|||

Sunday Reads

Feels like a light bunch of reads this fortnight. Maybe because of the new job I haven’t been deep-diving so much, but maybe this is a good thing. Enjoy some word-snacks.

How Dwayne “The Rock” Johnson will become President

A few years ago, possibly when Trump was running for, but hadn’t yet become, president, I read an article following Mr Rock around his daily life which posited he might be president one day. I looked for it today but there are now hundreds of the things, which either means he will be, or he definitely won’t be. This is not that article - this is short story in the form of an emailed proposal by Robert Sloan that declares President Rock to be an inevitability that needs to be programmed by a book that will become a film staring The Rock who, when he becomes president, will use his memory of the film as a template for policy, just as Reagan did with his movies, so it needs to be a good book.

Continuing to Dangle

I am endlessly impressed at how Andrew Rilstone writes so eloquently, making serious and lucid points about the human condition, while exploring the minutiae of 1960s Spider-man comics, of all things. This sort of nerd-heavy writing should not transcend its nerdery, but it does.

Will Terrence Malick Ever Really Finish The Tree of Life?

I’m a sucker for artists who never finish their work, always coming back to fix it. Eddie Campbell’s endless edits of his Alec comics has begotten a complete reworking of From Hell and all those Directors Cuts can’t just be for financial reasons. (Let’s not mention George Lucas though…) So news that Terrence Malick is reworking his magnum opus is entertaining if nothing else.

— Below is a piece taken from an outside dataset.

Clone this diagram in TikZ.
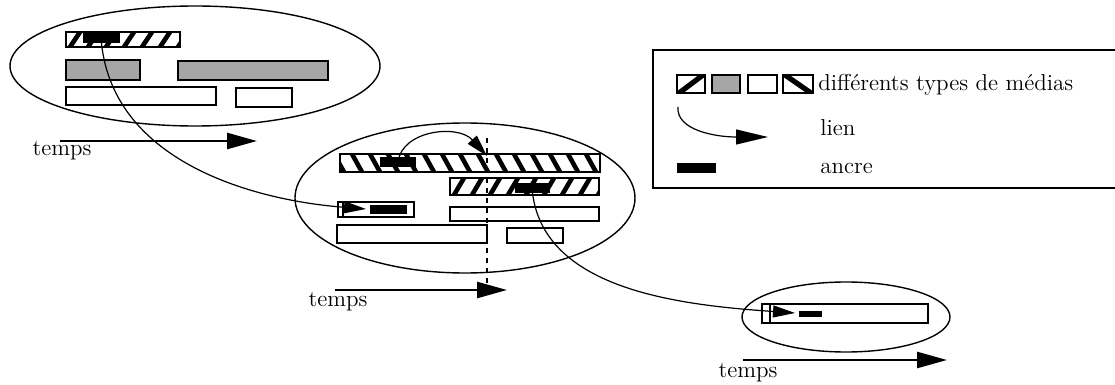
\documentclass[tikz,border=0pt]{standalone}
\usepackage{tikz}
\usetikzlibrary{arrows.meta,shapes.geometric}

% bande hachuree : x1,y1,x2,y2, sens (1 pour /, -1 pour \)
\newcommand\hachures[5]{%
  \begin{scope}
    \clip (#1,#2) rectangle (#3,#4);
    \foreach \k in {-2,...,16}
      \draw[line width=2.3pt] ({#1+4+18*\k},{#4}) -- ++({#5*10},{#2-#4});
  \end{scope}}

\begin{document}
\begin{tikzpicture}[
    x=0.5pt, y=-0.5pt,
    bande/.style={line width=1.1pt},
    gris/.style={bande, fill=black!35},
    ancre/.style={rectangle, fill=black, inner sep=0pt, outer sep=0pt},
    plan/.style={ellipse, draw, line width=0.7pt, inner sep=0pt},
    lien/.style={-{Triangle[length=11pt,width=6pt]}, line width=0.6pt},
    temps/.style={-{Triangle[length=15pt,width=8pt]}, line width=1.3pt},
    pointille/.style={line width=1pt, dash pattern=on 2.5pt off 2.5pt},
    etiq/.style={font=\fontsize{11.5}{14}\selectfont, inner sep=0pt},
]
\clip (0,0) rectangle (1115,385);

% premier plan
\node[plan, minimum width=185pt, minimum height=60pt] (e1) at (195,66) {};
\hachures{66}{32}{180}{47}{1}
\draw[bande] (66,32) rectangle (180,47);
\draw[gris] (66,60) rectangle (140,80);
\draw[gris] (178,61) rectangle (328,80);
\draw[bande] (66,87) rectangle (216,105);
\draw[bande] (236,88) rectangle (292,107);
\node[ancre, minimum width=18.5pt, minimum height=5pt] (a1) at (101,38) {};

% deuxieme plan
\node[plan, minimum width=170pt, minimum height=75pt] (e2) at (465,198) {};
\hachures{340}{154}{600}{172}{-1}
\draw[bande] (340,154) rectangle (600,172);
\hachures{450}{178}{599}{195}{1}
\draw[bande] (450,178) rectangle (599,195);
\draw[bande] (338,202) rectangle (414,217);
\draw[line width=0.6pt] (343,202) -- (343,217);
\draw[bande] (450,207) rectangle (599,221);
\draw[bande] (337,225) rectangle (487,243);
\draw[bande] (507,228) rectangle (563,243);
\node[ancre, minimum width=18pt, minimum height=5pt] (a2) at (398,162) {};
\node[ancre, minimum width=17.5pt, minimum height=5pt] (a3) at (532,188) {};
\node[ancre, minimum width=18.5pt, minimum height=4.5pt] (a4) at (388,209.5) {};

% troisieme plan
\node[plan, minimum width=104pt, minimum height=35pt] (e3) at (846,317) {};
\draw[bande] (762,304) rectangle (928,323);
\draw[line width=0.6pt] (770,304) -- (770,323);
\node[ancre, minimum width=11.5pt, minimum height=3pt] (a5) at (810.5,314) {};

% axes du temps
\coordinate (ta1) at (60,141);  \coordinate (tb1) at (257,141);
\coordinate (ta2) at (335,290); \coordinate (tb2) at (507,290);
\coordinate (ta3) at (743,360); \coordinate (tb3) at (947,360);
\draw[temps] (ta1) -- (tb1);
\draw[temps] (ta2) -- (tb2);
\draw[temps] (ta3) -- (tb3);
\node[etiq] (temps1) at (62,151) {temps};
\node[etiq] (temps2) at (338,302) {temps};
\node[etiq] (temps3) at (748,373) {temps};

% liens
\coordinate (t1) at (366,209);
\coordinate (t2) at (795,313);
\coordinate (t3) at (487,156);
\coordinate (d1) at (487,138);
\coordinate (d2) at (487,292);
\draw[pointille] (d1) -- (d2);
\draw[lien] (a1.center) .. controls (110,160) and (250,200) .. (t1);
\draw[lien] (a3.center) .. controls (540,290) and (680,305) .. (t2);
\draw[lien] (a2.center) .. controls (402,130) and (458,124) .. (t3);

% legende
\draw[line width=0.9pt] (1120,50) -- (653,50) -- (653,188) -- (1120,188);
\begin{scope}
  \clip (677,75) rectangle (705,93);
  \draw[line width=2.6pt] (679,93) -- (703,75);
\end{scope}
\draw[bande] (677,75) rectangle (705,93);
\draw[gris] (712,75) rectangle (740,93);
\draw[bande] (748,75) rectangle (777,93);
\begin{scope}
  \clip (783,75) rectangle (813,93);
  \draw[line width=2.6pt] (785,75) -- (811,93);
\end{scope}
\draw[bande] (783,75) rectangle (813,93);
\node[etiq, anchor=west] (types) at (818,85) {différents types de médias};
\coordinate (lg1) at (678,107);
\coordinate (lg2) at (768,137);
\draw[-{Triangle[length=16pt,width=7.5pt]}, line width=0.6pt] (lg1) .. controls (676,130) and (715,137) .. (lg2);
\node[etiq, anchor=west] (nlien) at (820,128) {lien};
\node[ancre, minimum width=19.5pt, minimum height=5pt] (lga) at (696.5,168) {};
\node[etiq, anchor=west] (nancre) at (820,168) {ancre};
\end{tikzpicture}
\end{document}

I wasn’t that fussed with the original but maybe I’ll revisit it now it’s 50 minutes longer.

The New Science of Seeing Around Corners

This is a nice short overview of the state of what we might call “extreme imaging”, using faint echoes and shadows to build a pretty coherent record of the world beyond our senses.

In their first paper , Freeman and Torralba showed that the changing light on the wall of a room, filmed with nothing fancier than an iPhone, can be processed to reveal the scene outside the window. Last fall, they and their collaborators reported that they can spot someone moving on the other side of a corner by filming the ground near the corner. This summer, they demonstrated that they can film a houseplant and then reconstruct a three-dimensional image of the rest of the room from the disparate shadows cast by the plant’s leaves. Or they can turn the leaves into a “visual microphone,” magnifying their vibrations to listen to what’s being said.

That visual microphone stuff is amazing, recording a crisp packet with a high-speed camera and then playing the vibrations back like the grooves on a record vibrating the stylus. Your food packaging is always listening.

The Beautiful, Ugly, & Possessive Hearts of Star Wars

If you only read one article about how Star Wars fandom has become a cess-pool of awfulness, then this one will do. Seriously, it’s 12,000 words long and I read it one sitting.

Why the Future of Data Storage is (Still) Magnetic Tape

I have a theory that most developments in computers over the last few decades will, in the long term, be shown to be dead ends and by the middle of the century we’ll be using fundamentally the same technology as powered the moon landings, only way more powerful. It’s amazing that the same technology used to load Hungry Horace onto my ZX Spectrum is now storing terabytes of data on tracks 50 nanometres wide, and there’s still ways to go.

Is NASA’s Opportunity Mars Rover Doomed?

I hope not, though it’s had a good ride.